> _AVAILABLE DATA_:
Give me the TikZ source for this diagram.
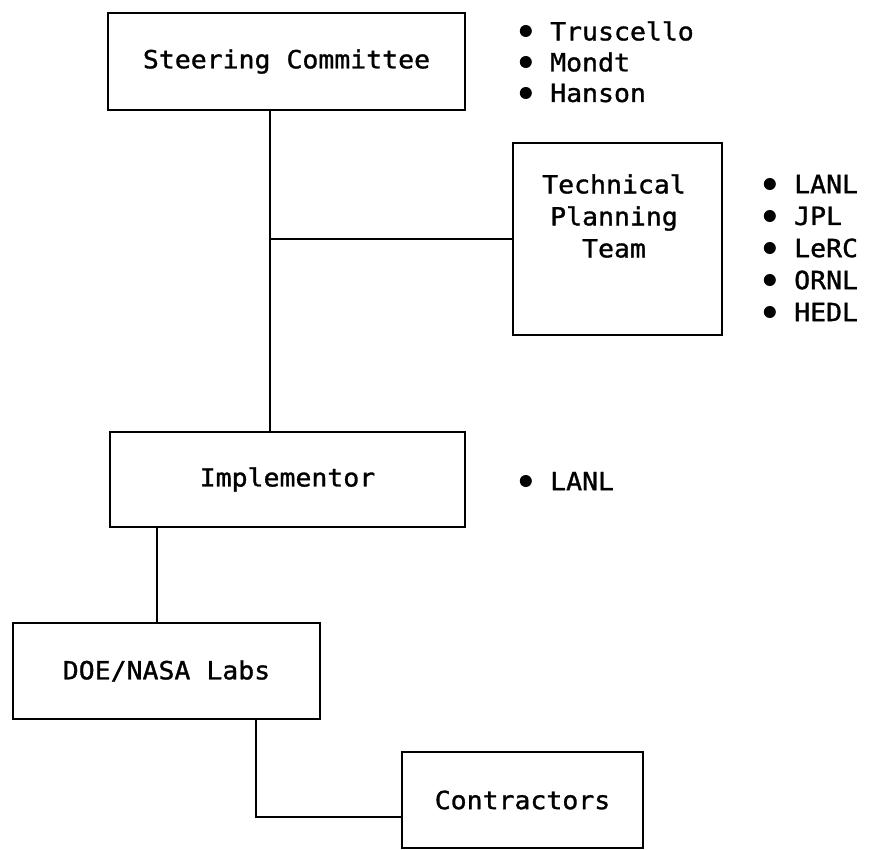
\documentclass[tikz,border=0pt]{standalone}
\usepackage{fontspec}
\usetikzlibrary{positioning}
\newfontfamily\typer[FakeStretch=1.06,FakeBold=1.2]{DejaVu Sans Mono}
\newcommand{\typesize}{\typer\fontsize{25}{32}\selectfont}
\tikzset{
  orgbox/.style={draw, line width=2.2pt, inner sep=0pt, align=center, font=\typesize},
  boxtext/.style={inner sep=0pt, align=center, font=\typesize},
  member/.style={anchor=west, inner sep=0pt, font=\typesize},
  bulletdot/.style={circle, fill=black, inner sep=0pt, minimum size=12pt},
  link/.style={line width=2.2pt}
}
\begin{document}
\begin{tikzpicture}[x=1pt,y=-1pt]
\useasboundingbox[fill=white] (0,0) rectangle (873,849);

% boxes
\node[orgbox, minimum width=357pt, minimum height=97pt] (steer) at (286.5,61.5) {Steering Committee};
\node[orgbox, minimum width=209pt, minimum height=192pt] (tpt) at (617.5,239) {};
\node[boxtext] (tptname) at (614,216) {Technical\\Planning\\Team};
\node[orgbox, minimum width=355pt, minimum height=95pt] (impl) at (287.5,479.5) {Implementor};
\node[orgbox, minimum width=307pt, minimum height=96pt] (doe) at (166.5,671) {DOE/NASA Labs};
\node[orgbox, minimum width=241pt, minimum height=96pt] (contr) at (522.5,800) {Contractors};

% member lists
\foreach \who [count=\i] in {Truscello,Mondt,Hanson} {
  \node[member] (sc\i) at (550,{31*\i}) {\who};
  \node[bulletdot, left=18pt of sc\i] (scdot\i) {};
}
\foreach \who [count=\i] in {LANL,JPL,LeRC,ORNL,HEDL} {
  \node[member] (tp\i) at (794,{152+32*\i}) {\who};
  \node[bulletdot, left=18pt of tp\i] (tpdot\i) {};
}
\node[member] (im1) at (550,481) {LANL};
\node[bulletdot, left=18pt of im1] (imdot1) {};

% connectors
\coordinate (trunk) at (270,0);
\coordinate (tap) at (270,239);
\coordinate (labs) at (157,0);
\coordinate (drop) at (256,817);
\draw[link] (steer.south -| trunk) -- (impl.north -| trunk);
\draw[link] (tap) -- (tap -| tpt.west);
\draw[link] (impl.south -| labs) -- (doe.north -| labs);
\draw[link] (doe.south -| drop) -- (drop) -- (drop -| contr.west);
\end{tikzpicture}
\end{document}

> _EXERCISE_:
Starting at the top of the listing above, please restate word for word each line up to and including the one that holds "(0,0) rectangle (873,849);", omitting every image.

> _RESPONSE BELOW_:
Give me the TikZ source for this diagram.
\documentclass[tikz,border=0pt]{standalone}
\usepackage{fontspec}
\usetikzlibrary{positioning}
\newfontfamily\typer[FakeStretch=1.06,FakeBold=1.2]{DejaVu Sans Mono}
\newcommand{\typesize}{\typer\fontsize{25}{32}\selectfont}
\tikzset{
  orgbox/.style={draw, line width=2.2pt, inner sep=0pt, align=center, font=\typesize},
  boxtext/.style={inner sep=0pt, align=center, font=\typesize},
  member/.style={anchor=west, inner sep=0pt, font=\typesize},
  bulletdot/.style={circle, fill=black, inner sep=0pt, minimum size=12pt},
  link/.style={line width=2.2pt}
}
\begin{document}
\begin{tikzpicture}[x=1pt,y=-1pt]
\useasboundingbox[fill=white] (0,0) rectangle (873,849);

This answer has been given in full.